-- start --
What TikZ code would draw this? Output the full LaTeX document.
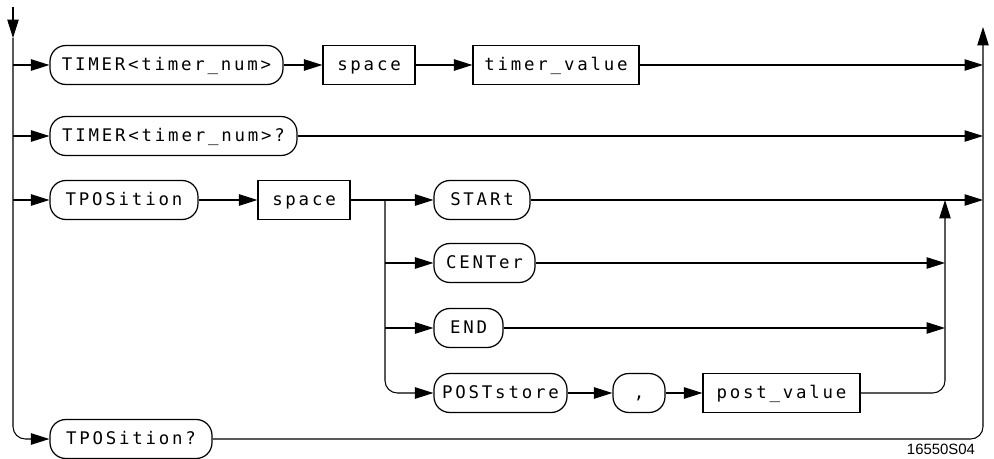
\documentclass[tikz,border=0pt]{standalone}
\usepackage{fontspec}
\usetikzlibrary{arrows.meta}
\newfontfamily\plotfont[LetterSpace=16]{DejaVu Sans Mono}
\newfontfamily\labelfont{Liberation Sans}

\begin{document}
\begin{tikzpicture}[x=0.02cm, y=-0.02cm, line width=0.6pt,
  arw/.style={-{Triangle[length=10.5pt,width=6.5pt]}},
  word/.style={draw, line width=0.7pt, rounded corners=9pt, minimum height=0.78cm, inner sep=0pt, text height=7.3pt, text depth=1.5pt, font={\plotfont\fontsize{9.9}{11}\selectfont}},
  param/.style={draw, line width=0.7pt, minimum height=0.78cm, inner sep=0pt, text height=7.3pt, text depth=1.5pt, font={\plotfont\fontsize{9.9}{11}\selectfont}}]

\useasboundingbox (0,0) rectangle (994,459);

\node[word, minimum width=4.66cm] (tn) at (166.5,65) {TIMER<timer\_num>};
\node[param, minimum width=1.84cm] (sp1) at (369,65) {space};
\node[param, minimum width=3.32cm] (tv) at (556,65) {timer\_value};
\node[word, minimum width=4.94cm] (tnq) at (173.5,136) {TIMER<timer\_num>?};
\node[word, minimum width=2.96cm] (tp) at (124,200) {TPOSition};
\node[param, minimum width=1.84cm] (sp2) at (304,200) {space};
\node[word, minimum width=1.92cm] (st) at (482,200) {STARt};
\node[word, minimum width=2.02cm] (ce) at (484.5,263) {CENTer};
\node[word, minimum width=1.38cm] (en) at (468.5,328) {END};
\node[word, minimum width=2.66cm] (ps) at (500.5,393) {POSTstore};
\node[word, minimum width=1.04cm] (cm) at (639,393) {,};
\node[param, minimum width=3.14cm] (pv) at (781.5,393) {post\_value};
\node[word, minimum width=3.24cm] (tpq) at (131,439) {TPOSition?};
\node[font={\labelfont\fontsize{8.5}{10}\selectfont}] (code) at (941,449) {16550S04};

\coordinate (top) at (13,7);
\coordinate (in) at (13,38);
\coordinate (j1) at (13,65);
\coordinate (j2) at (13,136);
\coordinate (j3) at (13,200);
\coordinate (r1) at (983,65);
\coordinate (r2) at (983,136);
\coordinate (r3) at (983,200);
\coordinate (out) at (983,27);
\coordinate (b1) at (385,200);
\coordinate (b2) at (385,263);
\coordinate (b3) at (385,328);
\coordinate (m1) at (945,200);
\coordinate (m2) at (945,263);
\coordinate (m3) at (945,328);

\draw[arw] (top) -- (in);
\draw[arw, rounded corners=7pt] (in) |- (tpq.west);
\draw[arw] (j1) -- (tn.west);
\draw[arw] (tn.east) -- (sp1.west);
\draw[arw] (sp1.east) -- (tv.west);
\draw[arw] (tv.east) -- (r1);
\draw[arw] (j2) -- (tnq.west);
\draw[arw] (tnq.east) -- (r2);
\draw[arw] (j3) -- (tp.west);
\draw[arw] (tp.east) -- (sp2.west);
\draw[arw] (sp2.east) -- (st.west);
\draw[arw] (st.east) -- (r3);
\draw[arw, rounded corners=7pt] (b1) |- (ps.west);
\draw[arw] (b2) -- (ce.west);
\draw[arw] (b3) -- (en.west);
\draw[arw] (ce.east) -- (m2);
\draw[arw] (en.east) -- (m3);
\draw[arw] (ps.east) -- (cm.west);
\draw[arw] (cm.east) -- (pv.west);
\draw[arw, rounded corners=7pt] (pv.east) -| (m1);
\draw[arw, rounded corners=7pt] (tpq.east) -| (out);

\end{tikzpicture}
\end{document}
-- end --
→ Short exercise
Reproduce exactly the run of lines that opens the listing and closes with the line holding "(code) at (941,449)". Pictures are excluded.

→ Task response
What TikZ code would draw this? Output the full LaTeX document.
\documentclass[tikz,border=0pt]{standalone}
\usepackage{fontspec}
\usetikzlibrary{arrows.meta}
\newfontfamily\plotfont[LetterSpace=16]{DejaVu Sans Mono}
\newfontfamily\labelfont{Liberation Sans}

\begin{document}
\begin{tikzpicture}[x=0.02cm, y=-0.02cm, line width=0.6pt,
  arw/.style={-{Triangle[length=10.5pt,width=6.5pt]}},
  word/.style={draw, line width=0.7pt, rounded corners=9pt, minimum height=0.78cm, inner sep=0pt, text height=7.3pt, text depth=1.5pt, font={\plotfont\fontsize{9.9}{11}\selectfont}},
  param/.style={draw, line width=0.7pt, minimum height=0.78cm, inner sep=0pt, text height=7.3pt, text depth=1.5pt, font={\plotfont\fontsize{9.9}{11}\selectfont}}]

\useasboundingbox (0,0) rectangle (994,459);

\node[word, minimum width=4.66cm] (tn) at (166.5,65) {TIMER<timer\_num>};
\node[param, minimum width=1.84cm] (sp1) at (369,65) {space};
\node[param, minimum width=3.32cm] (tv) at (556,65) {timer\_value};
\node[word, minimum width=4.94cm] (tnq) at (173.5,136) {TIMER<timer\_num>?};
\node[word, minimum width=2.96cm] (tp) at (124,200) {TPOSition};
\node[param, minimum width=1.84cm] (sp2) at (304,200) {space};
\node[word, minimum width=1.92cm] (st) at (482,200) {STARt};
\node[word, minimum width=2.02cm] (ce) at (484.5,263) {CENTer};
\node[word, minimum width=1.38cm] (en) at (468.5,328) {END};
\node[word, minimum width=2.66cm] (ps) at (500.5,393) {POSTstore};
\node[word, minimum width=1.04cm] (cm) at (639,393) {,};
\node[param, minimum width=3.14cm] (pv) at (781.5,393) {post\_value};
\node[word, minimum width=3.24cm] (tpq) at (131,439) {TPOSition?};
\node[font={\labelfont\fontsize{8.5}{10}\selectfont}] (code) at (941,449) {16550S04};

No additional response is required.